Goal: Everything from the first line of the data below through the line that contains "tick_low = -0.022" should be written out exactly, please, and nothing more; the pictures stay out.

##### Record extracts #####

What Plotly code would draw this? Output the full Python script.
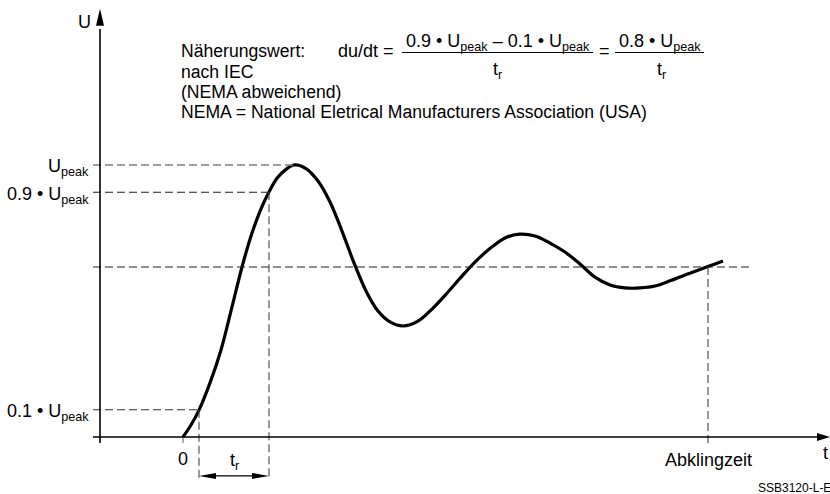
import plotly.graph_objects as go

# Voltage pulse: time in arbitrary units, voltage normalised to U_peak = 1
t_vals = [0.00, 0.08, 0.16, 0.27, 0.38, 0.49, 0.59, 0.69, 0.78, 0.86, 0.94, 1.03,
          1.11, 1.23, 1.35, 1.47, 1.59, 1.71, 1.83, 1.95, 2.07, 2.20,
          2.35, 2.50, 2.65, 2.80, 2.95, 3.10, 3.24, 3.37,
          3.52, 3.67, 3.82, 3.97, 4.12, 4.27, 4.42, 4.57,
          4.72, 4.87, 5.02, 5.17, 5.32, 5.40]
u_vals = [0.000, 0.044, 0.099, 0.199, 0.320, 0.478, 0.625, 0.750, 0.839, 0.901, 0.951, 0.984,
          1.000, 0.987, 0.941, 0.864, 0.757, 0.640, 0.537, 0.463, 0.423, 0.408,
          0.426, 0.474, 0.533, 0.596, 0.654, 0.702, 0.735, 0.746,
          0.739, 0.713, 0.680, 0.636, 0.588, 0.559, 0.548, 0.548,
          0.555, 0.574, 0.596, 0.616, 0.636, 0.647]

# Reference levels and times
u_peak = 1.0
u_90 = 0.9
u_10 = 0.1
u_final = 0.625
t_10 = 0.16
t_90 = 0.86
t_peak = 1.11
t_decay = 5.25

level_labels = ["U<sub>peak</sub>", "0.9 • U<sub>peak</sub>", "0.1 • U<sub>peak</sub>"]
level_values = [u_peak, u_90, u_10]

W, H = 830, 494
X_RANGE = [-1.83, 6.47]
Y_RANGE = [-0.2096, 1.6066]

FONT = "Liberation Sans, Arial, Helvetica, sans-serif"
FS = 18
DASH = "8px,4px"


def fx(px):
    return px / W


def fy(py):
    return 1 - py / H


fig = go.Figure()

fig.add_trace(go.Scatter(
    x=t_vals, y=u_vals, mode="lines",
    line=dict(color="black", width=3.2, shape="spline", smoothing=1.0, simplify=False),
    hoverinfo="skip", showlegend=False,
))

shapes = []

x_left = -0.90      # start of horizontal axis / dashed guides
y_axis_t = -0.83    # position of the vertical axis
below = -0.158      # bottom of t_r guide lines
tick_low = -0.022

# horizontal dashed guides
shapes.append(dict(type="line", xref="x", yref="y", x0=x_left, x1=t_peak, y0=u_peak, y1=u_peak,
                   line=dict(color="#808080", width=1.3, dash=DASH)))
shapes.append(dict(type="line", xref="x", yref="y", x0=x_left, x1=t_90, y0=u_90, y1=u_90,
                   line=dict(color="#222222", width=1.1, dash=DASH)))
shapes.append(dict(type="line", xref="x", yref="y", x0=x_left, x1=t_10, y0=u_10, y1=u_10,
                   line=dict(color="#333333", width=1.1, dash=DASH)))
shapes.append(dict(type="line", xref="x", yref="y", x0=x_left, x1=5.66, y0=u_final, y1=u_final,
                   line=dict(color="#222222", width=1.1, dash=DASH)))

# vertical dashed guides
shapes.append(dict(type="line", xref="x", yref="y", x0=t_10, x1=t_10, y0=u_10, y1=below,
                   line=dict(color="#444444", width=1.1, dash=DASH)))
shapes.append(dict(type="line", xref="x", yref="y", x0=t_90, x1=t_90, y0=u_90, y1=below,
                   line=dict(color="#444444", width=1.1, dash=DASH)))
shapes.append(dict(type="line", xref="x", yref="y", x0=t_decay, x1=t_decay, y0=u_final, y1=tick_low,
                   line=dict(color="#444444", width=1.1, dash=DASH)))
shapes.append(dict(type="line", xref="x", yref="y", x0=0, x1=0, y0=0, y1=tick_low,
                   line=dict(color="#777777", width=1.2)))

# axes
shapes.append(dict(type="line", xref="x", yref="y", x0=x_left, x1=6.40, y0=0, y1=0,
                   line=dict(color="black", width=1.6)))
shapes.append(dict(type="line", xref="x", yref="y", x0=y_axis_t, x1=y_axis_t, y0=tick_low, y1=1.50,
                   line=dict(color="black", width=1.6)))
shapes.append(dict(type="path", xref="x", yref="y", xsizemode="pixel", ysizemode="pixel",
                   xanchor=X_RANGE[1], yanchor=0, path="M 0 0 L -13 4 L -13 -4 Z",
                   fillcolor="black", line=dict(width=0)))
shapes.append(dict(type="path", xref="x", yref="y", xsizemode="pixel", ysizemode="pixel",
                   xanchor=y_axis_t, yanchor=1.574, path="M 0 0 L -4 -17 L 4 -17 Z",
                   fillcolor="black", line=dict(width=0)))

# t_r dimension arrow
t_arrow_u = -0.143
shapes.append(dict(type="line", xref="x", yref="y", x0=t_10 + 0.05, x1=t_90 - 0.05,
                   y0=t_arrow_u, y1=t_arrow_u, line=dict(color="black", width=1.4)))
shapes.append(dict(type="path", xref="x", yref="y", xsizemode="pixel", ysizemode="pixel",
                   xanchor=t_10, yanchor=t_arrow_u, path="M 0 0 L 17 3 L 17 -3 Z",
                   fillcolor="black", line=dict(width=0)))
shapes.append(dict(type="path", xref="x", yref="y", xsizemode="pixel", ysizemode="pixel",
                   xanchor=t_90, yanchor=t_arrow_u, path="M 0 0 L -17 3 L -17 -3 Z",
                   fillcolor="black", line=dict(width=0)))

# fraction bars of the du/dt formula
shapes.append(dict(type="line", xref="paper", yref="paper", x0=fx(402), x1=fx(593), y0=fy(52.5), y1=fy(52.5),
                   line=dict(color="black", width=1.2)))
shapes.append(dict(type="line", xref="paper", yref="paper", x0=fx(615), x1=fx(704), y0=fy(52.5), y1=fy(52.5),
                   line=dict(color="black", width=1.2)))

ann = []


def txt(text, x, y, size=FS, xanchor="center", yanchor="middle", xref="paper", yref="paper", yshift=0):
    ann.append(dict(text=text, x=x, y=y, xref=xref, yref=yref, xanchor=xanchor, yanchor=yanchor,
                    yshift=yshift, showarrow=False, font=dict(family=FONT, size=size, color="black")))


# axis titles
txt("U", fx(84), fy(22))
txt("t", fx(821), fy(453), xanchor="left")

# level labels on the vertical axis
for lab, val in zip(level_labels, level_values):
    txt(lab, fx(91), val, xanchor="right", yref="y", yshift=-3)

# time axis labels
txt("0", 0, tick_low, xref="x", yref="y", yanchor="top", yshift=-4)
txt("t<sub>r</sub>", (t_10 + t_90) / 2, tick_low, xref="x", yref="y", yanchor="top", yshift=-5)
txt("Abklingzeit", t_decay, tick_low, xref="x", yref="y", yanchor="top", yshift=-5)
txt("SSB3120-L-E", fx(756), fy(488), size=12, xanchor="left")

# explanatory text block
for line_text, py in zip(["Näherungswert:", "nach IEC", "(NEMA abweichend)",
                          "NEMA = National Eletrical Manufacturers Association (USA)"],
                         [51, 72, 92, 112]):
    txt(line_text, fx(179), fy(py), size=17.6, xanchor="left")

# du/dt formula
txt("du/dt =", fx(396), fy(51), xanchor="right")
txt("0.9 • U<sub>peak</sub> – 0.1 • U<sub>peak</sub>", fx(497.5), fy(42))
txt("t<sub>r</sub>", fx(497.5), fy(70))
txt("=", fx(604), fy(51))
txt("0.8 • U<sub>peak</sub>", fx(659.5), fy(42))
txt("t<sub>r</sub>", fx(661), fy(70))

fig.update_layout(
    width=W, height=H,
    margin=dict(l=0, r=0, t=0, b=0),
    paper_bgcolor="white", plot_bgcolor="white",
    xaxis=dict(range=X_RANGE, visible=False, fixedrange=True),
    yaxis=dict(range=Y_RANGE, visible=False, fixedrange=True),
    shapes=shapes, annotations=ann,
    showlegend=False,
)

fig.write_html("out.html", config={"displayModeBar": False})
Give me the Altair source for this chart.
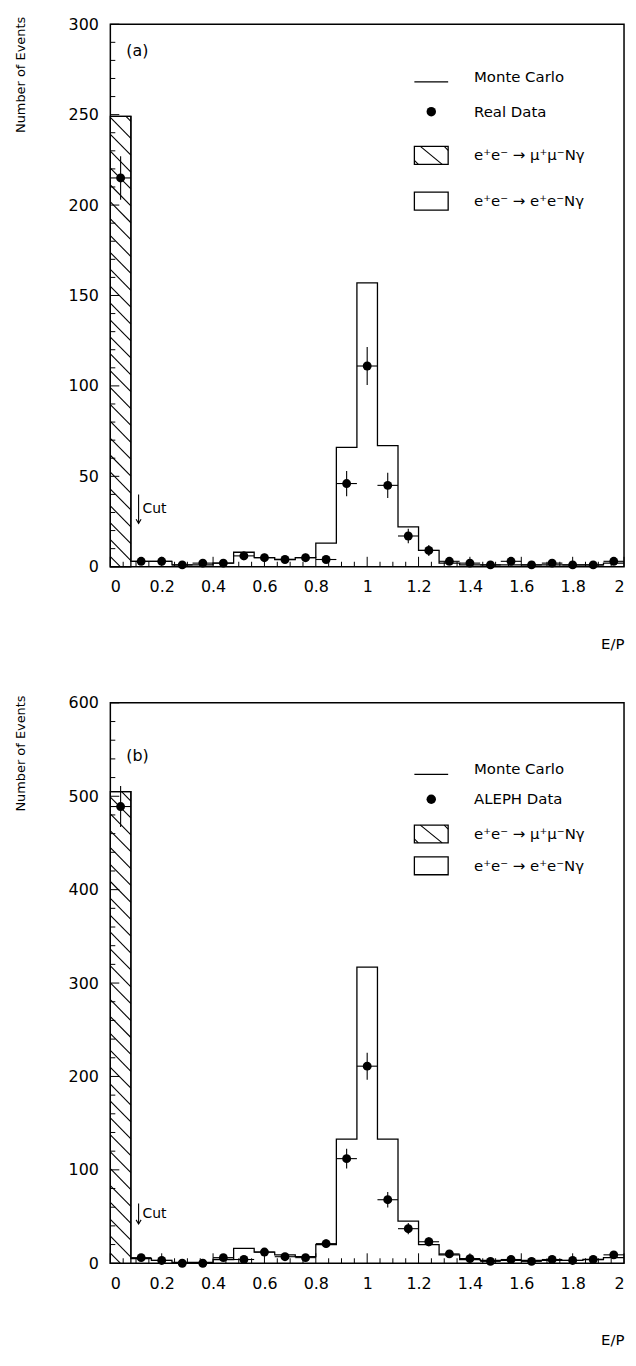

#####

Solution to the problem:
What Plotly code would draw this? Output the full Python script.
import plotly.graph_objects as go

# Voltage pulse: time in arbitrary units, voltage normalised to U_peak = 1
t_vals = [0.00, 0.08, 0.16, 0.27, 0.38, 0.49, 0.59, 0.69, 0.78, 0.86, 0.94, 1.03,
          1.11, 1.23, 1.35, 1.47, 1.59, 1.71, 1.83, 1.95, 2.07, 2.20,
          2.35, 2.50, 2.65, 2.80, 2.95, 3.10, 3.24, 3.37,
          3.52, 3.67, 3.82, 3.97, 4.12, 4.27, 4.42, 4.57,
          4.72, 4.87, 5.02, 5.17, 5.32, 5.40]
u_vals = [0.000, 0.044, 0.099, 0.199, 0.320, 0.478, 0.625, 0.750, 0.839, 0.901, 0.951, 0.984,
          1.000, 0.987, 0.941, 0.864, 0.757, 0.640, 0.537, 0.463, 0.423, 0.408,
          0.426, 0.474, 0.533, 0.596, 0.654, 0.702, 0.735, 0.746,
          0.739, 0.713, 0.680, 0.636, 0.588, 0.559, 0.548, 0.548,
          0.555, 0.574, 0.596, 0.616, 0.636, 0.647]

# Reference levels and times
u_peak = 1.0
u_90 = 0.9
u_10 = 0.1
u_final = 0.625
t_10 = 0.16
t_90 = 0.86
t_peak = 1.11
t_decay = 5.25

level_labels = ["U<sub>peak</sub>", "0.9 • U<sub>peak</sub>", "0.1 • U<sub>peak</sub>"]
level_values = [u_peak, u_90, u_10]

W, H = 830, 494
X_RANGE = [-1.83, 6.47]
Y_RANGE = [-0.2096, 1.6066]

FONT = "Liberation Sans, Arial, Helvetica, sans-serif"
FS = 18
DASH = "8px,4px"


def fx(px):
    return px / W


def fy(py):
    return 1 - py / H


fig = go.Figure()

fig.add_trace(go.Scatter(
    x=t_vals, y=u_vals, mode="lines",
    line=dict(color="black", width=3.2, shape="spline", smoothing=1.0, simplify=False),
    hoverinfo="skip", showlegend=False,
))

shapes = []

x_left = -0.90      # start of horizontal axis / dashed guides
y_axis_t = -0.83    # position of the vertical axis
below = -0.158      # bottom of t_r guide lines
tick_low = -0.022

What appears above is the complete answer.